— Your task —
Copy out all lines in the data below containing the string "that".

------ Input material

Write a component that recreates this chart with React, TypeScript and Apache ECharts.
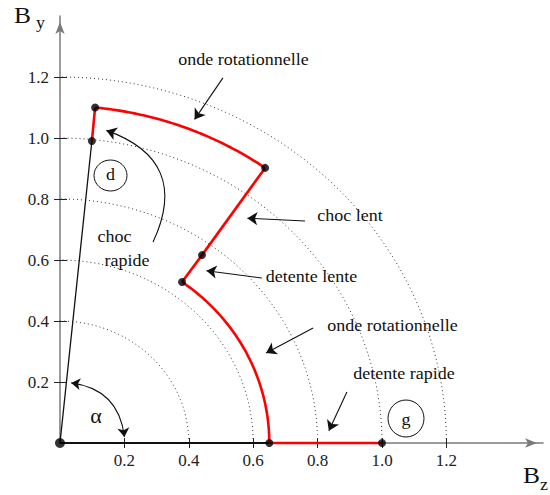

------------
------ Input material

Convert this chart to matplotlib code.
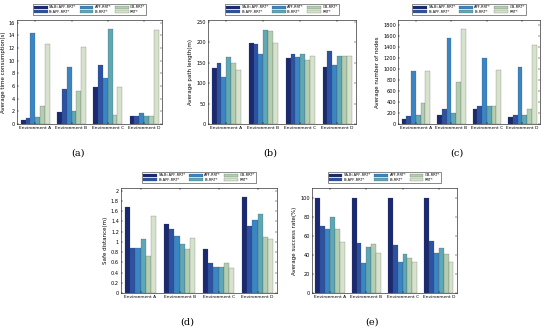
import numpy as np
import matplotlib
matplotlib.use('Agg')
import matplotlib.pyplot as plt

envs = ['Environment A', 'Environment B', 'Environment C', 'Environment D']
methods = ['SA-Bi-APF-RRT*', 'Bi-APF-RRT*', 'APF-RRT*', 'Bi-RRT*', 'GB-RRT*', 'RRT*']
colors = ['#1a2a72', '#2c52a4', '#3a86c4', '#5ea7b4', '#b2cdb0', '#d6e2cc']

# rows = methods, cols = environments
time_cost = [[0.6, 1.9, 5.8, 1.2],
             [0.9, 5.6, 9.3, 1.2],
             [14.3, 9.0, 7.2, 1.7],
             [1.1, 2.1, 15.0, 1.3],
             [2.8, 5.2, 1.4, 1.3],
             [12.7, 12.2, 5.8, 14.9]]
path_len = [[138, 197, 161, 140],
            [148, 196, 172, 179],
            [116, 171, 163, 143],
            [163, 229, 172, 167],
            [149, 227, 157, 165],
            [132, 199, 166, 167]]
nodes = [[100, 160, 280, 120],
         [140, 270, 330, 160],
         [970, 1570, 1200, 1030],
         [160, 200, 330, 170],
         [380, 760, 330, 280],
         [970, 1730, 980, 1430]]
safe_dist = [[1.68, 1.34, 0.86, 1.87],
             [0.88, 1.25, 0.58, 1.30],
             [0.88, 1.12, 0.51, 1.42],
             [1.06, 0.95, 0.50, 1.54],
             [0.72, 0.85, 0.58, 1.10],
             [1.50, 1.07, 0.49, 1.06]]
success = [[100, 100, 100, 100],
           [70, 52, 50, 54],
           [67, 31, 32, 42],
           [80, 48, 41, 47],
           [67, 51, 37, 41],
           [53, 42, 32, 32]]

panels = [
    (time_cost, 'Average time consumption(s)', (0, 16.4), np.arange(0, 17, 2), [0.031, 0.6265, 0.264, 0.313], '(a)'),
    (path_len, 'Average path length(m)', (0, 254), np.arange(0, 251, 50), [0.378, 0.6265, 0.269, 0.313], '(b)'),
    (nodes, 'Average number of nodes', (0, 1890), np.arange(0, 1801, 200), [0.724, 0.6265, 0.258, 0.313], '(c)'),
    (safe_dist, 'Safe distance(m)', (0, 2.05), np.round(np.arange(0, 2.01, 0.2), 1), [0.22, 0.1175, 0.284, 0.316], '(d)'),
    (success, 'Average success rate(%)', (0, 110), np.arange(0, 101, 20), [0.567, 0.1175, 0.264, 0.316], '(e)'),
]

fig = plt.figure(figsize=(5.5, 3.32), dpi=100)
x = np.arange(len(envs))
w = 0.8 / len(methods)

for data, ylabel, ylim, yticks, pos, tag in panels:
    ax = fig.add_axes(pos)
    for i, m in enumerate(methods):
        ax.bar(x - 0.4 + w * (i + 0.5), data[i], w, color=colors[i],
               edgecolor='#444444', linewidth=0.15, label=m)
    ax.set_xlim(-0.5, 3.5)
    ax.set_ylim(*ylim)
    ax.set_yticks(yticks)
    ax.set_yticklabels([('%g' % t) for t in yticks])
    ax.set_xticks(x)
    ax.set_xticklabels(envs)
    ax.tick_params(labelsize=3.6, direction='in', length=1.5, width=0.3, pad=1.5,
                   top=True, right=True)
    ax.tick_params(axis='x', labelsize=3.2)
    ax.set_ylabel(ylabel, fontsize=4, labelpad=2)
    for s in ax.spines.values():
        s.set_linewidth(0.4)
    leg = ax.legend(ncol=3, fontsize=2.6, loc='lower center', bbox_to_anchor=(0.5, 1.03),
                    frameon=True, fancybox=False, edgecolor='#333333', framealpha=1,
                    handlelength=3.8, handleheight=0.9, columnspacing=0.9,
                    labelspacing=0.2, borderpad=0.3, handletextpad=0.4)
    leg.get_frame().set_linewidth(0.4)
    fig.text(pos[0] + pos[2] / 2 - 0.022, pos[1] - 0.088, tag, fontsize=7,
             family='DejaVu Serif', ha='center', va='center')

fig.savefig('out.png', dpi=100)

------------
------ Input material

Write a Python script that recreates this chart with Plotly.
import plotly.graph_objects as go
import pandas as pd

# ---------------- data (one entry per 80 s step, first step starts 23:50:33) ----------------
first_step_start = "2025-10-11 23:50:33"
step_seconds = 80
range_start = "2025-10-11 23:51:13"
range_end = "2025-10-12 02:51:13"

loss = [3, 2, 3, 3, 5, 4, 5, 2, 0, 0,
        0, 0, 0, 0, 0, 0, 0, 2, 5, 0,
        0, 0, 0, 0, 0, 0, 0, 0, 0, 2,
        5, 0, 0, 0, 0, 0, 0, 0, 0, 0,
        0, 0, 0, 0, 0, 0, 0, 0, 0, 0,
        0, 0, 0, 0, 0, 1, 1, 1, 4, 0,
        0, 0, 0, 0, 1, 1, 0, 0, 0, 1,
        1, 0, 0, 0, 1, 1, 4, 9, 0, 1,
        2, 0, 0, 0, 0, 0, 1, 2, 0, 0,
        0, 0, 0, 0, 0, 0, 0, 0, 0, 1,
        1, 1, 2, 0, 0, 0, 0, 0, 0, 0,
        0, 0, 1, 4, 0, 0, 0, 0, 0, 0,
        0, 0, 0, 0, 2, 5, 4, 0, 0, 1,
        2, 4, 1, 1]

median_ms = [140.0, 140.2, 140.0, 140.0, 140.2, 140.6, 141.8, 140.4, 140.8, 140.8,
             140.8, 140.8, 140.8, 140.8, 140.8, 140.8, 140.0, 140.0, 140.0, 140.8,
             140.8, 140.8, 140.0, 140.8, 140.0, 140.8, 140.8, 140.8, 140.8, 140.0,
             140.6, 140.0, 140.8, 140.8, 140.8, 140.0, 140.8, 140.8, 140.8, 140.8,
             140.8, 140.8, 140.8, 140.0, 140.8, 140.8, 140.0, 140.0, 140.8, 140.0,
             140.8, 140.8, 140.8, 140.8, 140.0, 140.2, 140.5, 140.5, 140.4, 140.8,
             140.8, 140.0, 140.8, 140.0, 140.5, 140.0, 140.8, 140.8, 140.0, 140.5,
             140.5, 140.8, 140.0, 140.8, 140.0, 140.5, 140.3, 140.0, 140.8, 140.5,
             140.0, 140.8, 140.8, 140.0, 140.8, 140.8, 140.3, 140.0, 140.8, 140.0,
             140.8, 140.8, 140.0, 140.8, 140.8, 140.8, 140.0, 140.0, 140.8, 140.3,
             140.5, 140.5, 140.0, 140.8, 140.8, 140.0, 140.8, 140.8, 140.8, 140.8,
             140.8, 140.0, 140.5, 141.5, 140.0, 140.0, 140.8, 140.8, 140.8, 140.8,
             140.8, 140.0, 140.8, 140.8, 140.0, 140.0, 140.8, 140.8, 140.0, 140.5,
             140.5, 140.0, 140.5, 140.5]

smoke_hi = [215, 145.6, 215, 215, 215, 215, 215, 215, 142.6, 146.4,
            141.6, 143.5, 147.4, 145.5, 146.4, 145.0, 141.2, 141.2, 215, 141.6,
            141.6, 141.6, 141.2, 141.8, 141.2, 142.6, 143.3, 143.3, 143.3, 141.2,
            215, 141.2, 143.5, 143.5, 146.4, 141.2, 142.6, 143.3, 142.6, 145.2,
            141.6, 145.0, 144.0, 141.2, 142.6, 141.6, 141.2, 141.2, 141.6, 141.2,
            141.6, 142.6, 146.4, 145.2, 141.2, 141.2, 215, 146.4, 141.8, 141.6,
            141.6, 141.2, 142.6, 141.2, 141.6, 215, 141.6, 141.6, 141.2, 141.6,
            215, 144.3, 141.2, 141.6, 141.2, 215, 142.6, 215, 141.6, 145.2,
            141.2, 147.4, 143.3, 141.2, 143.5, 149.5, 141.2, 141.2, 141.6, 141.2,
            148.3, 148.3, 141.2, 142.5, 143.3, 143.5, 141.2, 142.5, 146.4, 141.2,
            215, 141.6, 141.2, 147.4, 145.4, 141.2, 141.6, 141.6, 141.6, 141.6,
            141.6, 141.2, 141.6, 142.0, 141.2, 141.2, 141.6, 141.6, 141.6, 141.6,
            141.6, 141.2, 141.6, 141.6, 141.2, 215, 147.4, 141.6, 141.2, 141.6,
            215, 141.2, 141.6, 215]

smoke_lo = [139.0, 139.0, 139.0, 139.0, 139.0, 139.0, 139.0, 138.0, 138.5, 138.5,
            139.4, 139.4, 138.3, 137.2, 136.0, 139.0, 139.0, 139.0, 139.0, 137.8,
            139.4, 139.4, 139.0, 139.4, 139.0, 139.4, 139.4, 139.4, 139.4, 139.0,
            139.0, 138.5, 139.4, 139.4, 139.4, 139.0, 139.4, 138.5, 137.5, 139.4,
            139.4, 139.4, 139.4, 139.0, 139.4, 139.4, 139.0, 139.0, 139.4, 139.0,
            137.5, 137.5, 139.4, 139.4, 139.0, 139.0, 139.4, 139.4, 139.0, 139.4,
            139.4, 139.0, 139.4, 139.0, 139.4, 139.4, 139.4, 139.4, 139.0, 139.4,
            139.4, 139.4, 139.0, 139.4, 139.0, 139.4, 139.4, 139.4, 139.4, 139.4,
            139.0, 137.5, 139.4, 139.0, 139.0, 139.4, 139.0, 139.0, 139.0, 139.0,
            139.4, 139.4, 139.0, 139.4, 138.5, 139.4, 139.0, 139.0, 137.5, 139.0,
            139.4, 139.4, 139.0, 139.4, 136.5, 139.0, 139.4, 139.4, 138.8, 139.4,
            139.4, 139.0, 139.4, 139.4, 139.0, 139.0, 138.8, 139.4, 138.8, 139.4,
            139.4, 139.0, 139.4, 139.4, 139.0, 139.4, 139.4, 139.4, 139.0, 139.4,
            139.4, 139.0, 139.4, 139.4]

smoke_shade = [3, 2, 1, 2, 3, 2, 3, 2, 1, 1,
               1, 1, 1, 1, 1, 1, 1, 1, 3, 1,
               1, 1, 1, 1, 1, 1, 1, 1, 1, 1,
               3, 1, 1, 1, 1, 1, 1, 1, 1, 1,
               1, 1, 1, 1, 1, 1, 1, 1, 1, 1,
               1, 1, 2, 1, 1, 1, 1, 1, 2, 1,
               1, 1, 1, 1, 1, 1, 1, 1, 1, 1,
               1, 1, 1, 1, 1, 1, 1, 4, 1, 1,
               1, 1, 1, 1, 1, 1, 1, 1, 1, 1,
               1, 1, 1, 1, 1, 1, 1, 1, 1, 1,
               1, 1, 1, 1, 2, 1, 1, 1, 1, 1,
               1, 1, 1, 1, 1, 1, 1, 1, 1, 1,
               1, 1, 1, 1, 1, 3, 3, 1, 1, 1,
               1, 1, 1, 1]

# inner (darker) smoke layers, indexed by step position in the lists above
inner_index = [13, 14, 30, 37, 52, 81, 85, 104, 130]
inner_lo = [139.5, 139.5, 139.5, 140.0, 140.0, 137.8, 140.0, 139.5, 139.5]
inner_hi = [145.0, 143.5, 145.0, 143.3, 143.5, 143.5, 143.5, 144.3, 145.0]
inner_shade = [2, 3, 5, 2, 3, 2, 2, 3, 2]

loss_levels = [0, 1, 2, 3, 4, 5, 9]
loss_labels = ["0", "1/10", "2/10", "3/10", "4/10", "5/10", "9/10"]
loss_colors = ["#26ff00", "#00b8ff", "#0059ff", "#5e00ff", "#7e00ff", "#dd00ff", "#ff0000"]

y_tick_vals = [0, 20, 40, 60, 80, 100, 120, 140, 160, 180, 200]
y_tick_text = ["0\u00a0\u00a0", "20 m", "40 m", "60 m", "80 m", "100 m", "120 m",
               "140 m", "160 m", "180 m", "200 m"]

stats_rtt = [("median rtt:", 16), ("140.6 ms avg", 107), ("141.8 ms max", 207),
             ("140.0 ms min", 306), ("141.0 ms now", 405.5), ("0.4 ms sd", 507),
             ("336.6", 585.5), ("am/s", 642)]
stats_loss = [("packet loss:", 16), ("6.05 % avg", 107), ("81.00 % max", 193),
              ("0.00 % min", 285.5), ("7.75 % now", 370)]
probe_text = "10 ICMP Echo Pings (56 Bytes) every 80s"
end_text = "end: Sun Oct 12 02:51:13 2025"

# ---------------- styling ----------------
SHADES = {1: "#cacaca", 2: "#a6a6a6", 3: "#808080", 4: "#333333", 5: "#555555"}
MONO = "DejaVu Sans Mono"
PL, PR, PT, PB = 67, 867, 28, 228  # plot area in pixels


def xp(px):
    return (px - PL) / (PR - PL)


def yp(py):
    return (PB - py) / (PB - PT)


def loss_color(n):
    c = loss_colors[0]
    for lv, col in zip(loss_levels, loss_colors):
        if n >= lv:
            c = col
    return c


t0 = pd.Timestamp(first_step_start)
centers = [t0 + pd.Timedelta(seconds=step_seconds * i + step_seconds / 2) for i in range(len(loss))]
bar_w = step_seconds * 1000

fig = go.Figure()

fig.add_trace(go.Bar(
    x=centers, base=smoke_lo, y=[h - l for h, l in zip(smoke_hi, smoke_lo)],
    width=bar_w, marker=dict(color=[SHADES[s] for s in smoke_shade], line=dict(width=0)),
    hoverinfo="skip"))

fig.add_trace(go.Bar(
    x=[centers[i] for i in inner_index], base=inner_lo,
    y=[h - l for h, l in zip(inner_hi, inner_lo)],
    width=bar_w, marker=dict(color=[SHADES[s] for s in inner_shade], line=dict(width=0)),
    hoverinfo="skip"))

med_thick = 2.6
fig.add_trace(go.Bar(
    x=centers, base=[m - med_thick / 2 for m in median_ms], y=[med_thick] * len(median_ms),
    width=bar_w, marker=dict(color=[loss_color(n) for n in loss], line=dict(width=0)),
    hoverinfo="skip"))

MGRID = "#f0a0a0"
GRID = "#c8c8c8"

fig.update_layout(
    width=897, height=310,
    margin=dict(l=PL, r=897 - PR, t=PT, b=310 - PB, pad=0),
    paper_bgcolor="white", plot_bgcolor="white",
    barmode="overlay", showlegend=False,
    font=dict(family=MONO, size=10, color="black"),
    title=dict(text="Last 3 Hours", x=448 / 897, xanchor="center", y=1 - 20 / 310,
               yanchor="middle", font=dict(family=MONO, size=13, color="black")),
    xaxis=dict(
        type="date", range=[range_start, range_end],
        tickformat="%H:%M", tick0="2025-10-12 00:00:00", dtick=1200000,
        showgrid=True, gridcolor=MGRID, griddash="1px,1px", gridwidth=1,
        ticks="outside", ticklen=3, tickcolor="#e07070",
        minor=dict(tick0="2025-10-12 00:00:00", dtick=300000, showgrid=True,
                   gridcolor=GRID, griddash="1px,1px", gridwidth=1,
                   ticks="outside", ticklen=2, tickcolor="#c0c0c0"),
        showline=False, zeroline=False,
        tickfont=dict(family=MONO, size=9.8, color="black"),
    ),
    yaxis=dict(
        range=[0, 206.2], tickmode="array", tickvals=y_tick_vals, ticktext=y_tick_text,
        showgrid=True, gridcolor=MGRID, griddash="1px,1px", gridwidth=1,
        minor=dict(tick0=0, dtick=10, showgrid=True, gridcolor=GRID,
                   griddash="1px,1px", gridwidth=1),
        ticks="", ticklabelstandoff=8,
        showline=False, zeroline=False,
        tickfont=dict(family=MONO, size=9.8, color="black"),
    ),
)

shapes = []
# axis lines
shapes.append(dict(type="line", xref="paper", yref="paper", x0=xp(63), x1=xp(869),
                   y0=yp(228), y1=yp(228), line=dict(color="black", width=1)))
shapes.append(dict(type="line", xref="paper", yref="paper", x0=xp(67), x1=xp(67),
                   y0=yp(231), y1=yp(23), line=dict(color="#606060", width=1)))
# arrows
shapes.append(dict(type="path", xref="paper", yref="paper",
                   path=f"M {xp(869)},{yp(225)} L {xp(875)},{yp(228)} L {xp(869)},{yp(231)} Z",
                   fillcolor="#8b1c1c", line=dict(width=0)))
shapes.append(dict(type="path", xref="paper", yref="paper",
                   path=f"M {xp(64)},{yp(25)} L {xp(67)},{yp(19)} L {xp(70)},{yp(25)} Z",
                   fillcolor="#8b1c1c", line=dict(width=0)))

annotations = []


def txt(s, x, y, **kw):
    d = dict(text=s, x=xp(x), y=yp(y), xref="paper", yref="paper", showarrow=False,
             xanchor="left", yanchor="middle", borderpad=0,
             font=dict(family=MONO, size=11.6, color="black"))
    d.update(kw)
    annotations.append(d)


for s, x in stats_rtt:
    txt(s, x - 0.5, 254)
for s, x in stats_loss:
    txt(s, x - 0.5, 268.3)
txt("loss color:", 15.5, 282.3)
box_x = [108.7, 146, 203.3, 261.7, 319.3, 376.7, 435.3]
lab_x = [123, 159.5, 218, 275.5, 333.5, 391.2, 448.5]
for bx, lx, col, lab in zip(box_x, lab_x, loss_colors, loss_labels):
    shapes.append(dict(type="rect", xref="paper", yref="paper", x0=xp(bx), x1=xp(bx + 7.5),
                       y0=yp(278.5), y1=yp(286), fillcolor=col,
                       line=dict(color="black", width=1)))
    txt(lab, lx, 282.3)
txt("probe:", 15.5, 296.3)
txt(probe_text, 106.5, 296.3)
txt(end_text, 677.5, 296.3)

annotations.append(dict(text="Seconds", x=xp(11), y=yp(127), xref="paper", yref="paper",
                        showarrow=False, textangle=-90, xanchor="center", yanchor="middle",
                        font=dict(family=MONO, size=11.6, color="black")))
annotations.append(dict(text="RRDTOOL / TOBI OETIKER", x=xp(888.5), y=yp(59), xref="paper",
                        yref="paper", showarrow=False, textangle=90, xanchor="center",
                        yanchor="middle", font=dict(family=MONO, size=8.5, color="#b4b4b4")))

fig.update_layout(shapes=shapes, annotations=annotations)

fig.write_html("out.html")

------------

— Exercise answer —
Write a component that recreates this chart with React, TypeScript and Apache ECharts.
Write a Python script that recreates this chart with Plotly.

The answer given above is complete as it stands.